> **TASK GOAL**: Transcribe the material word for word, but without the images.

> **DATA EXCERPT**:

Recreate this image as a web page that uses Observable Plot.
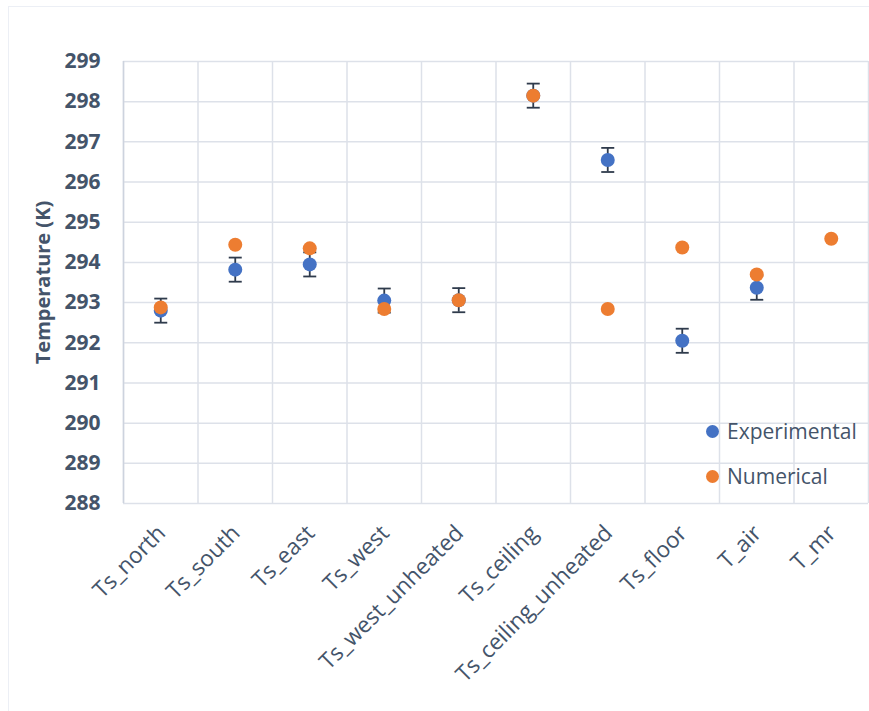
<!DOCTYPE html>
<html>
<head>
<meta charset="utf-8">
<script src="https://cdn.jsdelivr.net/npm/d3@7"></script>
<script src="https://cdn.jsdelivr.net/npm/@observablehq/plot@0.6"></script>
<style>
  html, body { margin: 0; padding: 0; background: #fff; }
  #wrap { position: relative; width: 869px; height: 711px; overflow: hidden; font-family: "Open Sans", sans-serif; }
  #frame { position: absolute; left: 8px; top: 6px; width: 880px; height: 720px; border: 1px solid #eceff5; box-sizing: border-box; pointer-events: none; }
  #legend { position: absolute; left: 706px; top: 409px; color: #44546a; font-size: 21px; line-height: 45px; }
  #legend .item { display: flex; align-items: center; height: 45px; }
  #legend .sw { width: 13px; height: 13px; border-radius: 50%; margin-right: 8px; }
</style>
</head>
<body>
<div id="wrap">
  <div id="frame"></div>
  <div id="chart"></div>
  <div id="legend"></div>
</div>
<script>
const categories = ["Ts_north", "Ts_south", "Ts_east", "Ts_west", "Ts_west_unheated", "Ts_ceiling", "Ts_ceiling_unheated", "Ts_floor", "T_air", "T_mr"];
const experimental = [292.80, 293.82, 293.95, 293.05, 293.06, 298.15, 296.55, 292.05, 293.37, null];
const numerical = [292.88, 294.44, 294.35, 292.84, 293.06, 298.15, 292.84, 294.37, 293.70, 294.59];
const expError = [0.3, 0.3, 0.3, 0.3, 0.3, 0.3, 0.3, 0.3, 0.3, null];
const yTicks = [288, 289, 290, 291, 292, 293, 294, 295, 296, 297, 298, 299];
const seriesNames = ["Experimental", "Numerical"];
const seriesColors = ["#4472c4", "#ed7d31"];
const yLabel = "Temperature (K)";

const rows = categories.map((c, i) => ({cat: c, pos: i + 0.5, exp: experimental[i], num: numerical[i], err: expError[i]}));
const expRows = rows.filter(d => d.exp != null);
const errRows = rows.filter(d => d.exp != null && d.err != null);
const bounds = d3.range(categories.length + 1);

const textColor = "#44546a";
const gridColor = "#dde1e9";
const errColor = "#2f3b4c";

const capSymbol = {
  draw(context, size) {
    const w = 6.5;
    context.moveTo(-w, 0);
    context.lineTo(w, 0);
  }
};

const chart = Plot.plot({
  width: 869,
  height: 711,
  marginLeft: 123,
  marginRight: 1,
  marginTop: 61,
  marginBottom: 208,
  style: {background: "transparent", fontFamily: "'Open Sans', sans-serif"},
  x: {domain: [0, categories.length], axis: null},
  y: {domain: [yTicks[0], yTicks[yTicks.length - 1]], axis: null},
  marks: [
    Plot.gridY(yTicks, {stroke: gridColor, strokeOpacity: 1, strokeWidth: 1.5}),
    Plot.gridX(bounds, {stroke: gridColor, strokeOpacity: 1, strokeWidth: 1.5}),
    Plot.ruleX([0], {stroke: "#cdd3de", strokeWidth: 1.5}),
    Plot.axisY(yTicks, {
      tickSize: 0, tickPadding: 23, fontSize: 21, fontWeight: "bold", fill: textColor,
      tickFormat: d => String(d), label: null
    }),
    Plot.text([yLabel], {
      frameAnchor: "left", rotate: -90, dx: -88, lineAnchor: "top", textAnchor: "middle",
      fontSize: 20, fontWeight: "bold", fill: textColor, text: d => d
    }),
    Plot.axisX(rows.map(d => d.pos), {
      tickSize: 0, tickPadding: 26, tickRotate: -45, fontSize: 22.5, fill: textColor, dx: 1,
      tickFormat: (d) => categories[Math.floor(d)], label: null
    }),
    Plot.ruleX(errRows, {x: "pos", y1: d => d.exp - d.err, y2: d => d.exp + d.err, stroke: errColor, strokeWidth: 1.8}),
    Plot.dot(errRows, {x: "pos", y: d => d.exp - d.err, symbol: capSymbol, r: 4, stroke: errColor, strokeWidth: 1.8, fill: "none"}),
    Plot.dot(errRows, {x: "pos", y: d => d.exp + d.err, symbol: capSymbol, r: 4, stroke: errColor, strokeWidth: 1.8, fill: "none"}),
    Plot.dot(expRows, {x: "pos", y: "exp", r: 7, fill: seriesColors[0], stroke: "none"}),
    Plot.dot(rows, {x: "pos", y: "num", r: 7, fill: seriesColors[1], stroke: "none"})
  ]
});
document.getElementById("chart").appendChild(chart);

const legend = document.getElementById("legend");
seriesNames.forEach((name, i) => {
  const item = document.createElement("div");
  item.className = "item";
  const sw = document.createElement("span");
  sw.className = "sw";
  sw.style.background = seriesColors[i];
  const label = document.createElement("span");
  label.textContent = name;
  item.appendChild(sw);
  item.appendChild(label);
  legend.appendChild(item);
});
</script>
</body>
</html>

> **ANSWER FOR THIS EXERCISE**:
Recreate this image as a web page that uses Observable Plot.
<!DOCTYPE html>
<html>
<head>
<meta charset="utf-8">
<script src="https://cdn.jsdelivr.net/npm/d3@7"></script>
<script src="https://cdn.jsdelivr.net/npm/@observablehq/plot@0.6"></script>
<style>
  html, body { margin: 0; padding: 0; background: #fff; }
  #wrap { position: relative; width: 869px; height: 711px; overflow: hidden; font-family: "Open Sans", sans-serif; }
  #frame { position: absolute; left: 8px; top: 6px; width: 880px; height: 720px; border: 1px solid #eceff5; box-sizing: border-box; pointer-events: none; }
  #legend { position: absolute; left: 706px; top: 409px; color: #44546a; font-size: 21px; line-height: 45px; }
  #legend .item { display: flex; align-items: center; height: 45px; }
  #legend .sw { width: 13px; height: 13px; border-radius: 50%; margin-right: 8px; }
</style>
</head>
<body>
<div id="wrap">
  <div id="frame"></div>
  <div id="chart"></div>
  <div id="legend"></div>
</div>
<script>
const categories = ["Ts_north", "Ts_south", "Ts_east", "Ts_west", "Ts_west_unheated", "Ts_ceiling", "Ts_ceiling_unheated", "Ts_floor", "T_air", "T_mr"];
const experimental = [292.80, 293.82, 293.95, 293.05, 293.06, 298.15, 296.55, 292.05, 293.37, null];
const numerical = [292.88, 294.44, 294.35, 292.84, 293.06, 298.15, 292.84, 294.37, 293.70, 294.59];
const expError = [0.3, 0.3, 0.3, 0.3, 0.3, 0.3, 0.3, 0.3, 0.3, null];
const yTicks = [288, 289, 290, 291, 292, 293, 294, 295, 296, 297, 298, 299];
const seriesNames = ["Experimental", "Numerical"];
const seriesColors = ["#4472c4", "#ed7d31"];
const yLabel = "Temperature (K)";

const rows = categories.map((c, i) => ({cat: c, pos: i + 0.5, exp: experimental[i], num: numerical[i], err: expError[i]}));
const expRows = rows.filter(d => d.exp != null);
const errRows = rows.filter(d => d.exp != null && d.err != null);
const bounds = d3.range(categories.length + 1);

const textColor = "#44546a";
const gridColor = "#dde1e9";
const errColor = "#2f3b4c";

const capSymbol = {
  draw(context, size) {
    const w = 6.5;
    context.moveTo(-w, 0);
    context.lineTo(w, 0);
  }
};

const chart = Plot.plot({
  width: 869,
  height: 711,
  marginLeft: 123,
  marginRight: 1,
  marginTop: 61,
  marginBottom: 208,
  style: {background: "transparent", fontFamily: "'Open Sans', sans-serif"},
  x: {domain: [0, categories.length], axis: null},
  y: {domain: [yTicks[0], yTicks[yTicks.length - 1]], axis: null},
  marks: [
    Plot.gridY(yTicks, {stroke: gridColor, strokeOpacity: 1, strokeWidth: 1.5}),
    Plot.gridX(bounds, {stroke: gridColor, strokeOpacity: 1, strokeWidth: 1.5}),
    Plot.ruleX([0], {stroke: "#cdd3de", strokeWidth: 1.5}),
    Plot.axisY(yTicks, {
      tickSize: 0, tickPadding: 23, fontSize: 21, fontWeight: "bold", fill: textColor,
      tickFormat: d => String(d), label: null
    }),
    Plot.text([yLabel], {
      frameAnchor: "left", rotate: -90, dx: -88, lineAnchor: "top", textAnchor: "middle",
      fontSize: 20, fontWeight: "bold", fill: textColor, text: d => d
    }),
    Plot.axisX(rows.map(d => d.pos), {
      tickSize: 0, tickPadding: 26, tickRotate: -45, fontSize: 22.5, fill: textColor, dx: 1,
      tickFormat: (d) => categories[Math.floor(d)], label: null
    }),
    Plot.ruleX(errRows, {x: "pos", y1: d => d.exp - d.err, y2: d => d.exp + d.err, stroke: errColor, strokeWidth: 1.8}),
    Plot.dot(errRows, {x: "pos", y: d => d.exp - d.err, symbol: capSymbol, r: 4, stroke: errColor, strokeWidth: 1.8, fill: "none"}),
    Plot.dot(errRows, {x: "pos", y: d => d.exp + d.err, symbol: capSymbol, r: 4, stroke: errColor, strokeWidth: 1.8, fill: "none"}),
    Plot.dot(expRows, {x: "pos", y: "exp", r: 7, fill: seriesColors[0], stroke: "none"}),
    Plot.dot(rows, {x: "pos", y: "num", r: 7, fill: seriesColors[1], stroke: "none"})
  ]
});
document.getElementById("chart").appendChild(chart);

const legend = document.getElementById("legend");
seriesNames.forEach((name, i) => {
  const item = document.createElement("div");
  item.className = "item";
  const sw = document.createElement("span");
  sw.className = "sw";
  sw.style.background = seriesColors[i];
  const label = document.createElement("span");
  label.textContent = name;
  item.appendChild(sw);
  item.appendChild(label);
  legend.appendChild(item);
});
</script>
</body>
</html>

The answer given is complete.